-- start Data block --
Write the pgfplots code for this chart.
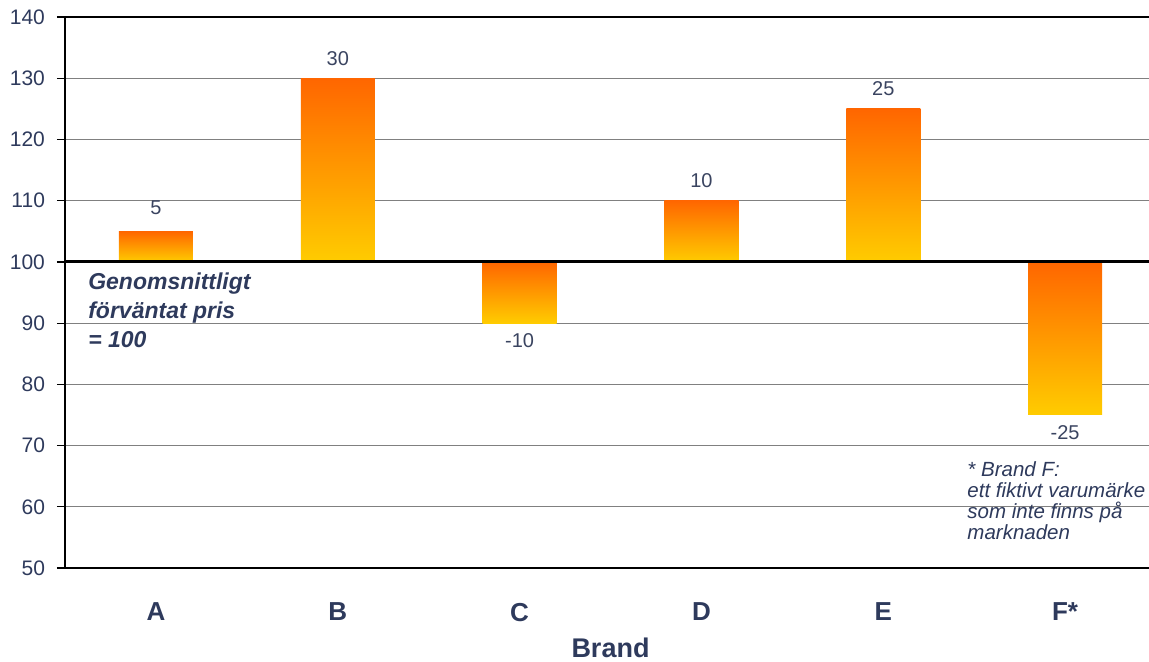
\documentclass[border=0pt]{standalone}
\usepackage{pgfplots}
\pgfplotsset{compat=1.18}
\usepackage{fontspec}
\setmainfont{Liberation Sans}
\definecolor{navy}{HTML}{2E3A5C}
\definecolor{valgray}{HTML}{3A4460}
\definecolor{topor}{HTML}{FF6600}
\definecolor{botyel}{HTML}{FFCC00}
\definecolor{gridg}{HTML}{808080}
\pgfplotsset{
  mybar/.style={ybar, bar width=0.407, bar shift=0pt, draw=none,
    shading=axis, top color=topor, bottom color=botyel,
    nodes near coords, point meta=explicit symbolic,
    every node near coord/.append style={font=\fontsize{10}{12}\selectfont, text=valgray, inner sep=5pt}},
  negbar/.style={mybar, every node near coord/.append style={anchor=north}},
  posbar/.style={mybar, every node near coord/.append style={anchor=south, inner sep=6.2pt}},
}
\begin{document}
\begin{tikzpicture}
\useasboundingbox (0,0) rectangle (574.5pt,330.5pt);
\clip (0,0) rectangle (574.5pt,330.5pt);
\begin{axis}[
  at={(32.5pt,46.5pt)}, anchor=south west,
  scale only axis, width=545.5pt, height=275.5pt,
  xmin=-0.5, xmax=5.5, ymin=-50, ymax=40,
  ytick={-50,-40,...,40},
  yticklabels={50,60,70,80,90,100,110,120,130,140},
  xtick={0,1,2,3,4,5},
  xticklabels={A,B,C,D,E,F*},
  major x tick style={draw=none},
  tick align=outside,
  major tick length=4pt,
  ytick style={black, line width=0.6pt},
  ymajorgrids,
  grid style={gridg, line width=0.5pt},
  axis line style={black, line width=0.8pt},
  yticklabel style={font=\fontsize{10.5}{12}\selectfont, text=navy, xshift=-2.5pt},
  xticklabel style={font=\fontsize{13}{15}\selectfont\bfseries, text=navy, yshift=-10pt},
  xlabel={Brand},
  xlabel style={font=\fontsize{13.5}{15}\selectfont\bfseries, text=navy, yshift=-1.5pt},
  /pgf/number format/assume math mode=true,
]
\addplot[posbar, every node near coord/.append style={inner sep=8pt}] coordinates {(0,5)[5]};
\addplot[posbar] coordinates {(1,30)[30]};
\addplot[negbar] coordinates {(2,-10)[-10]};
\addplot[posbar] coordinates {(3,10)[10]};
\addplot[posbar] coordinates {(4,25)[25]};
\addplot[negbar] coordinates {(5,-25)[-25]};
\addplot[black, line width=1.5pt] coordinates {(-0.5,0) (5.6,0)};
\addplot[black, line width=1pt] coordinates {(-0.5,40) (5.6,40)};
\node[anchor=north west, inner sep=0pt, align=left, text=navy, font=\fontsize{11.5}{14.3}\selectfont\bfseries\itshape] at (axis cs:-0.374,-1.8) {Genomsnittligt\\förväntat pris\\= 100};
\node[anchor=north west, inner sep=0pt, align=left, text=navy, font=\fontsize{10.25}{10.6}\selectfont\itshape] at (axis cs:4.461,-32.5) {* Brand F:\\ett fiktivt varumärke\\som inte finns på\\marknaden};
\end{axis}
\end{tikzpicture}
\end{document}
-- end Data block --
§ Directions: The data above should be repeated exactly, minus any pictures.

§ Reply to the task:
Write the pgfplots code for this chart.
\documentclass[border=0pt]{standalone}
\usepackage{pgfplots}
\pgfplotsset{compat=1.18}
\usepackage{fontspec}
\setmainfont{Liberation Sans}
\definecolor{navy}{HTML}{2E3A5C}
\definecolor{valgray}{HTML}{3A4460}
\definecolor{topor}{HTML}{FF6600}
\definecolor{botyel}{HTML}{FFCC00}
\definecolor{gridg}{HTML}{808080}
\pgfplotsset{
  mybar/.style={ybar, bar width=0.407, bar shift=0pt, draw=none,
    shading=axis, top color=topor, bottom color=botyel,
    nodes near coords, point meta=explicit symbolic,
    every node near coord/.append style={font=\fontsize{10}{12}\selectfont, text=valgray, inner sep=5pt}},
  negbar/.style={mybar, every node near coord/.append style={anchor=north}},
  posbar/.style={mybar, every node near coord/.append style={anchor=south, inner sep=6.2pt}},
}
\begin{document}
\begin{tikzpicture}
\useasboundingbox (0,0) rectangle (574.5pt,330.5pt);
\clip (0,0) rectangle (574.5pt,330.5pt);
\begin{axis}[
  at={(32.5pt,46.5pt)}, anchor=south west,
  scale only axis, width=545.5pt, height=275.5pt,
  xmin=-0.5, xmax=5.5, ymin=-50, ymax=40,
  ytick={-50,-40,...,40},
  yticklabels={50,60,70,80,90,100,110,120,130,140},
  xtick={0,1,2,3,4,5},
  xticklabels={A,B,C,D,E,F*},
  major x tick style={draw=none},
  tick align=outside,
  major tick length=4pt,
  ytick style={black, line width=0.6pt},
  ymajorgrids,
  grid style={gridg, line width=0.5pt},
  axis line style={black, line width=0.8pt},
  yticklabel style={font=\fontsize{10.5}{12}\selectfont, text=navy, xshift=-2.5pt},
  xticklabel style={font=\fontsize{13}{15}\selectfont\bfseries, text=navy, yshift=-10pt},
  xlabel={Brand},
  xlabel style={font=\fontsize{13.5}{15}\selectfont\bfseries, text=navy, yshift=-1.5pt},
  /pgf/number format/assume math mode=true,
]
\addplot[posbar, every node near coord/.append style={inner sep=8pt}] coordinates {(0,5)[5]};
\addplot[posbar] coordinates {(1,30)[30]};
\addplot[negbar] coordinates {(2,-10)[-10]};
\addplot[posbar] coordinates {(3,10)[10]};
\addplot[posbar] coordinates {(4,25)[25]};
\addplot[negbar] coordinates {(5,-25)[-25]};
\addplot[black, line width=1.5pt] coordinates {(-0.5,0) (5.6,0)};
\addplot[black, line width=1pt] coordinates {(-0.5,40) (5.6,40)};
\node[anchor=north west, inner sep=0pt, align=left, text=navy, font=\fontsize{11.5}{14.3}\selectfont\bfseries\itshape] at (axis cs:-0.374,-1.8) {Genomsnittligt\\förväntat pris\\= 100};
\node[anchor=north west, inner sep=0pt, align=left, text=navy, font=\fontsize{10.25}{10.6}\selectfont\itshape] at (axis cs:4.461,-32.5) {* Brand F:\\ett fiktivt varumärke\\som inte finns på\\marknaden};
\end{axis}
\end{tikzpicture}
\end{document}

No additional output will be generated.